Up to and including the line containing "from matplotlib.path import Path", please reproduce the lines of the listing below, starting from the top.

[Rows from a dataset]
******
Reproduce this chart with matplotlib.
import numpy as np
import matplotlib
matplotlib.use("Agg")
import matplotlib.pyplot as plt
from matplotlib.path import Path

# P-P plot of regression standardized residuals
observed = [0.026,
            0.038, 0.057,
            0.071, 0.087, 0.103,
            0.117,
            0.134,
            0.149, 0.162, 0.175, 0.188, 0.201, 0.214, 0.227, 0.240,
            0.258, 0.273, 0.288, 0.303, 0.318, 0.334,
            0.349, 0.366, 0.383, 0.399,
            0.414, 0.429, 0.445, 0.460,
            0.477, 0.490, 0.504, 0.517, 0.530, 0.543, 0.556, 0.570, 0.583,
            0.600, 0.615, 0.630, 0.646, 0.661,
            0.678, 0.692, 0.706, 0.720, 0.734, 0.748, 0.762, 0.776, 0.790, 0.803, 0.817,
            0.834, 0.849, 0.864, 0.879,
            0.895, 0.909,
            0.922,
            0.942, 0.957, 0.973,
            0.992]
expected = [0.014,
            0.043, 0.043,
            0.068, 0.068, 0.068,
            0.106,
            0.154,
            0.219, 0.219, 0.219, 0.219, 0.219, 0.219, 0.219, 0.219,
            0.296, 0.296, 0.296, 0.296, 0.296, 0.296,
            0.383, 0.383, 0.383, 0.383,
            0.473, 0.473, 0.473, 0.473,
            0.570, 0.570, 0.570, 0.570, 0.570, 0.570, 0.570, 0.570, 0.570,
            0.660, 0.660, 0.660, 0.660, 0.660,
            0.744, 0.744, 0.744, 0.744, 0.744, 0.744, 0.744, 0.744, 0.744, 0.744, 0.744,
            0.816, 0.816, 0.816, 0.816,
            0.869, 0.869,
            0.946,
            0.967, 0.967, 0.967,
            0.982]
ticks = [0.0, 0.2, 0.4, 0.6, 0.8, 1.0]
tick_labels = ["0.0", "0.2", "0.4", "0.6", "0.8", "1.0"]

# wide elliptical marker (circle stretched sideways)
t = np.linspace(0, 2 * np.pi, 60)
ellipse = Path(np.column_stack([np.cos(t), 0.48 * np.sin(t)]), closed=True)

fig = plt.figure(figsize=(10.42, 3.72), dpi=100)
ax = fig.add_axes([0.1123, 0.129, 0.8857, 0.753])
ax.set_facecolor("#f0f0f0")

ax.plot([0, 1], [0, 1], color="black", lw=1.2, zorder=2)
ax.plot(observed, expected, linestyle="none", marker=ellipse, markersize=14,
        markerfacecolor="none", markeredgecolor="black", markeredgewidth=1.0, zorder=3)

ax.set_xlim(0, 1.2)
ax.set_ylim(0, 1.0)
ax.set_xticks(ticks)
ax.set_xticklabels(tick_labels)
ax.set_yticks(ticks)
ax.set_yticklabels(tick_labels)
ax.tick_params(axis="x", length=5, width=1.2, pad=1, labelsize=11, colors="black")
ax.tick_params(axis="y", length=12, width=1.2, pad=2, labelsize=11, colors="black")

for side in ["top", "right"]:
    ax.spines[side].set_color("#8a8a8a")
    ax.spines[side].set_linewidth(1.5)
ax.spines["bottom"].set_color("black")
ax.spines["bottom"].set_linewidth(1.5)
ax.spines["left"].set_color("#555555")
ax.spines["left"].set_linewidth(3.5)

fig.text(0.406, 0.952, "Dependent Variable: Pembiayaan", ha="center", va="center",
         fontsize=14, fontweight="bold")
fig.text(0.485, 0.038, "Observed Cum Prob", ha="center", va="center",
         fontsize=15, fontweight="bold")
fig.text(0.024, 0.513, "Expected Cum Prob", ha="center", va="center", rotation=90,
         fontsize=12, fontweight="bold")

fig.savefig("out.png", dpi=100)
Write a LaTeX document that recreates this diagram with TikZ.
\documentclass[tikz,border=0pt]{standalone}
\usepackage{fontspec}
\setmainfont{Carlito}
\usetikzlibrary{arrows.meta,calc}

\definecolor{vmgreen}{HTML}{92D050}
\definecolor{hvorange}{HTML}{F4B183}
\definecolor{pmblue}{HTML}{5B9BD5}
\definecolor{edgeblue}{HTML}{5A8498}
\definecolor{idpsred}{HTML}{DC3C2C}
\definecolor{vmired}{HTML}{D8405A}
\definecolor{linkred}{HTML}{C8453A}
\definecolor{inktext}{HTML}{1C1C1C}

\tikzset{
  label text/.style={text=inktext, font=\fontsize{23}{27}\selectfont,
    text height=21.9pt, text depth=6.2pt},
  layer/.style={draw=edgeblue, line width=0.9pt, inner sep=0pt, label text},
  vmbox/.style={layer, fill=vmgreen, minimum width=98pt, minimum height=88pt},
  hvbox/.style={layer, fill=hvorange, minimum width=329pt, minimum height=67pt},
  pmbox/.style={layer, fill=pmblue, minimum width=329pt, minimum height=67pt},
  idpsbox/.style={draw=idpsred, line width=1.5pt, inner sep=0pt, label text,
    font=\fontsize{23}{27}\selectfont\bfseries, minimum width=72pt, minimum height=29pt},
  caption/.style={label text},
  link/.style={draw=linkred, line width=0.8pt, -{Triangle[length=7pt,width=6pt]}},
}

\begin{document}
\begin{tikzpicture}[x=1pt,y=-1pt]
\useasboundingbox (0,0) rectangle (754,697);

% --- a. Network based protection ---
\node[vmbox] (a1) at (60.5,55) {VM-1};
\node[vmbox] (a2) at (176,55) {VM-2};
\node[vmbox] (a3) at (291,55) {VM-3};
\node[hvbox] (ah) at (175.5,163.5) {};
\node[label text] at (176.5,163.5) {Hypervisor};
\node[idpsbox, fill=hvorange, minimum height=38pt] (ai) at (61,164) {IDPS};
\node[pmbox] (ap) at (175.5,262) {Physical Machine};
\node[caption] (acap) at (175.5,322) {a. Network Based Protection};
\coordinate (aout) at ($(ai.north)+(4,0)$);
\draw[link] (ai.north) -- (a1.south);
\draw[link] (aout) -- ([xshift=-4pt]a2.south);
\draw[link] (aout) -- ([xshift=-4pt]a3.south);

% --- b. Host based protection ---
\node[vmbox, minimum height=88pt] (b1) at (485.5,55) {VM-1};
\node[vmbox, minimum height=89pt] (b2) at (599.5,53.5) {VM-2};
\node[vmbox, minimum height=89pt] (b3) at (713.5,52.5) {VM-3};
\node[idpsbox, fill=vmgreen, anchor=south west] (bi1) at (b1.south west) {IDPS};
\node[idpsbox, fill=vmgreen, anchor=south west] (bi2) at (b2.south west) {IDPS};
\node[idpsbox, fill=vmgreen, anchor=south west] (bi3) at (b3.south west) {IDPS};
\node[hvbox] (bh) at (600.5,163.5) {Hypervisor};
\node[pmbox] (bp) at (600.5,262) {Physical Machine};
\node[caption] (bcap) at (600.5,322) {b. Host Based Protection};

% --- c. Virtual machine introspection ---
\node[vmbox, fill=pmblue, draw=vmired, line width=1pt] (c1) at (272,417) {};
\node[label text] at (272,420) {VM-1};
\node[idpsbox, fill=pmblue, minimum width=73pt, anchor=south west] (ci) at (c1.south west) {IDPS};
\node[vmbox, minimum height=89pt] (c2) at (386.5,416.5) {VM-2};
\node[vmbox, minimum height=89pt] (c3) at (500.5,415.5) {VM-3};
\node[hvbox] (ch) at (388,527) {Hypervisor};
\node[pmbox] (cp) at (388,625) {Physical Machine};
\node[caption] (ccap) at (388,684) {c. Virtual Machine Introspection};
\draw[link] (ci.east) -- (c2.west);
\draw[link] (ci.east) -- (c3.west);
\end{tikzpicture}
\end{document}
******
- **Task answer**:
Reproduce this chart with matplotlib.
import numpy as np
import matplotlib
matplotlib.use("Agg")
import matplotlib.pyplot as plt
from matplotlib.path import Path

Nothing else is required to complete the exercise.